• Set task: Look at the data below and print exactly the lines from its first line through the line with "import seaborn as sns"; the pictures stay out of the copy.

• Provided material:
* * * * * * * * *

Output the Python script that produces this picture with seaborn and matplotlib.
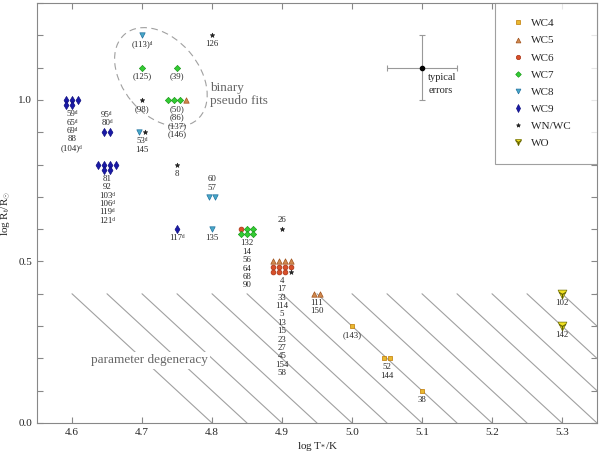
import numpy as np
import pandas as pd
import matplotlib
matplotlib.use("Agg")
import matplotlib.pyplot as plt
import matplotlib.transforms as mtransforms
from matplotlib.lines import Line2D
from matplotlib.patches import Ellipse
from matplotlib.legend_handler import HandlerTuple
from matplotlib.ticker import MultipleLocator, FormatStrFormatter
import seaborn as sns

# Stars grouped on the model grid (log T*, log Rt)
group_logT = [4.60, 4.65, 4.65, 4.70, 4.70, 4.75, 4.70, 4.75, 4.70, 4.75, 4.80, 4.80,
              4.75, 4.80, 4.85, 4.90, 4.90, 4.95, 5.00, 5.05, 5.10, 5.30, 5.30]
group_logR = [1.00, 0.90, 0.80, 1.20, 1.10, 1.10, 1.00, 1.00, 0.90, 0.80, 1.20, 0.70,
              0.60, 0.60, 0.60, 0.60, 0.50, 0.40, 0.30, 0.20, 0.10, 0.40, 0.30]
group_types = [
    ["WC9"] * 5,
    ["WC9"] * 2,
    ["WC9"] * 6,
    ["WC8"],
    ["WC7"],
    ["WC7"],
    ["WN/WC"],
    ["WC7", "WC7", "WC7", "WC5"],
    ["WC8", "WN/WC"],
    ["WN/WC"],
    ["WN/WC"],
    ["WC8"] * 2,
    ["WC9"],
    ["WC8"],
    ["WC6"] + ["WC7"] * 5,
    ["WN/WC"],
    ["WC5"] * 4 + ["WC6"] * 7 + ["WN/WC"],
    ["WC5"] * 2,
    ["WC4"],
    ["WC4"] * 2,
    ["WC4"],
    ["WO"],
    ["WO"],
]
D = "\u1d48"  # superscript d
group_labels = [
    ["59" + D, "65" + D, "69" + D, "88", "(104)" + D],
    ["95" + D, "80" + D],
    ["81", "92", "103" + D, "106" + D, "119" + D, "121" + D],
    ["(113)" + D],
    ["(125)"],
    ["(39)"],
    ["(98)"],
    ["(50)", "(86)", "(137)", "(146)"],
    ["53" + D, "145"],
    ["8"],
    ["126"],
    ["60", "57"],
    ["117" + D],
    ["135"],
    ["132", "14", "56", "64", "68", "90"],
    ["26"],
    ["4", "17", "33", "114", "5", "13", "15", "23", "27", "45", "154", "58"],
    ["111", "150"],
    ["(143)"],
    ["52", "144"],
    ["38"],
    ["102"],
    ["142"],
]

# typical error bar
err_T = [5.10]
err_R = [1.10]
err_dT = [0.05]
err_dR = [0.10]

# constant-luminosity lines of the degenerate region (x at log R = 0)
degeneracy_x0 = [4.80, 4.85, 4.90, 4.95, 5.00, 5.05, 5.10, 5.15, 5.20, 5.25,
                 5.30, 5.35, 5.40, 5.45, 5.50, 5.55]

subtypes = ["WC4", "WC5", "WC6", "WC7", "WC8", "WC9", "WN/WC", "WO"]

# --- layout / style ---
ncols = {0: 3, 2: 4, 14: 3, 16: 4}
centre_last_row = {2}
labels_above = {1, 11, 15}
style = {
    "WC4": dict(marker="s", color="#e8b830", ec="#c07800", s=11),
    "WC5": dict(marker="^", color="#d08a50", ec="#a0501a", s=15),
    "WC6": dict(marker="o", color="#d8502a", ec="#a83010", s=12),
    "WC7": dict(marker="D", color="#33cc33", ec="#1a9a1a", s=10),
    "WC8": dict(marker="v", color="#48a8c8", ec="#2070a0", s=15),
    "WC9": dict(marker="d", color="#1a1aa8", ec="#101080", s=17),
    "WN/WC": dict(marker="*", color="#222222", ec="#222222", s=11),
    "WO": dict(marker="v", color="#f0e020", ec="#707000", s=40),
}
dx_px, dy_px = 5.9, 5.2
line_px = 8.4

sns.set_style("ticks")
plt.rcParams["font.family"] = ["Liberation Serif", "DejaVu Serif"]
plt.rcParams["mathtext.fontset"] = "custom"
plt.rcParams["mathtext.rm"] = "Liberation Serif"
plt.rcParams["mathtext.it"] = "Liberation Serif:italic"

fig, ax = plt.subplots(figsize=(6, 4.53), dpi=100)
fig.subplots_adjust(left=37 / 600, right=597 / 600, bottom=30 / 453, top=450 / 453)
ax.set_xlim(4.55, 5.35)
ax.set_ylim(0.0, 1.3)

# place each star of a group in a small grid around the grid point
rows = []
for g, (T, R, types) in enumerate(zip(group_logT, group_logR, group_types)):
    n = len(types)
    nc = ncols.get(g, n)
    base = ax.transData.transform((T, R))
    for k, t in enumerate(types):
        r, c = divmod(k, nc)
        in_row = min(nc, n - r * nc)
        shift = (nc - in_row) / 2 if g in centre_last_row else 0
        disp = base + np.array([(c + shift - (nc - 1) / 2) * dx_px, -r * dy_px])
        x, y = ax.transData.inverted().transform(disp)
        rows.append(dict(x=x, y=y, type=t, group=g))
df = pd.DataFrame(rows)

# hatched degeneracy region
for x0 in degeneracy_x0:
    ax.plot([x0 - 0.2, x0], [0.4, 0.0], color="#a0a0a0", lw=0.8, zorder=1)
ax.text(4.71, 0.194, "parameter degeneracy", ha="center", va="center", fontsize=9.5,
        color="#666666", zorder=2, bbox=dict(fc="white", ec="none", pad=2))

for t in subtypes:
    st = style[t]
    sub = df[df["type"] == t]
    sns.scatterplot(data=sub, x="x", y="y", marker=st["marker"], color=st["color"],
                    edgecolor=st["ec"], s=st["s"], linewidth=0.5, ax=ax,
                    legend=False, zorder=3)
wo = df[df["type"] == "WO"]
ax.scatter(wo["x"], wo["y"], marker="1", s=40, color="#606000", linewidth=0.8, zorder=4)

# star number labels
for g, (T, R, labs) in enumerate(zip(group_logT, group_logR, group_labels)):
    nc = ncols.get(g, len(group_types[g]))
    nrows = int(np.ceil(len(group_types[g]) / nc))
    for i, lab in enumerate(labs):
        if g in labels_above:
            off = 9 + (len(labs) - 1 - i) * line_px
        else:
            off = -(nrows - 1) * dy_px - 9 - i * line_px
        ax.annotate(lab, (T, R), xytext=(0, off * 0.72), textcoords="offset points",
                    ha="center", va="center", fontsize=6.3, zorder=5)

# binary pseudo fits
ell = Ellipse((0, 0), width=1.12, height=0.76, angle=-50, fill=False, ec="#a0a0a0",
              lw=0.8, ls=(0, (6, 4)),
              transform=fig.dpi_scale_trans + mtransforms.ScaledTranslation(4.727, 1.071, ax.transData))
ax.add_patch(ell)
ax.text(4.797, 1.057, "binary\npseudo fits", ha="left", va="top", fontsize=9.5,
        color="#666666", linespacing=1.15)

# typical errors
ax.errorbar(err_T, err_R, xerr=err_dT, yerr=err_dR, fmt="o", color="black", ms=3,
            ecolor="#999999", elinewidth=0.8, capsize=2.5, capthick=0.8, zorder=4)
ax.text(5.109, 1.082, "typical\nerrors", ha="left", va="top", fontsize=7.5,
        linespacing=1.5)

# axes
ax.xaxis.set_major_locator(MultipleLocator(0.1))
ax.xaxis.set_major_formatter(FormatStrFormatter("%.1f"))
ax.yaxis.set_major_locator(MultipleLocator(0.5))
ax.yaxis.set_minor_locator(MultipleLocator(0.1))
ax.yaxis.set_major_formatter(FormatStrFormatter("%.1f"))
ax.tick_params(which="both", direction="in", top=True, right=True, length=4,
               color="#888888", width=0.8, labelsize=8)
for sp in ax.spines.values():
    sp.set_color("#888888")
    sp.set_linewidth(0.8)
ax.set_xlabel(r"log T$_{*}$/K", fontsize=8, labelpad=2)
ax.set_ylabel(r"log R$_{\mathrm{t}}$/R$_{\odot}$", fontsize=8, labelpad=4)

# legend
handles = []
for t in subtypes:
    st = style[t]
    ms = np.sqrt(st["s"]) * (0.75 if t == "WO" else 0.9)
    h = Line2D([], [], ls="none", marker=st["marker"], color=st["color"],
               markeredgecolor=st["ec"], markeredgewidth=0.5, markersize=ms)
    if t == "WO":
        h = (h, Line2D([], [], ls="none", marker="1", color="#606000",
                       markersize=ms, markeredgewidth=0.8))
    handles.append(h)
leg_labels = [t + "    " if t == "WN/WC" else t for t in subtypes]
leg = ax.legend(handles, leg_labels, loc="upper right", borderaxespad=0, fontsize=8,
                frameon=True, fancybox=False, borderpad=1.4, labelspacing=0.66,
                handlelength=1.5, handletextpad=0.35,
                handler_map={tuple: HandlerTuple(ndivide=1, pad=0)})
leg.get_frame().set_edgecolor("#888888")
leg.get_frame().set_linewidth(0.8)

fig.savefig("out.png", dpi=100)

* * * * * * * * *

• Answer to the exercise:
Output the Python script that produces this picture with seaborn and matplotlib.
import numpy as np
import pandas as pd
import matplotlib
matplotlib.use("Agg")
import matplotlib.pyplot as plt
import matplotlib.transforms as mtransforms
from matplotlib.lines import Line2D
from matplotlib.patches import Ellipse
from matplotlib.legend_handler import HandlerTuple
from matplotlib.ticker import MultipleLocator, FormatStrFormatter
import seaborn as sns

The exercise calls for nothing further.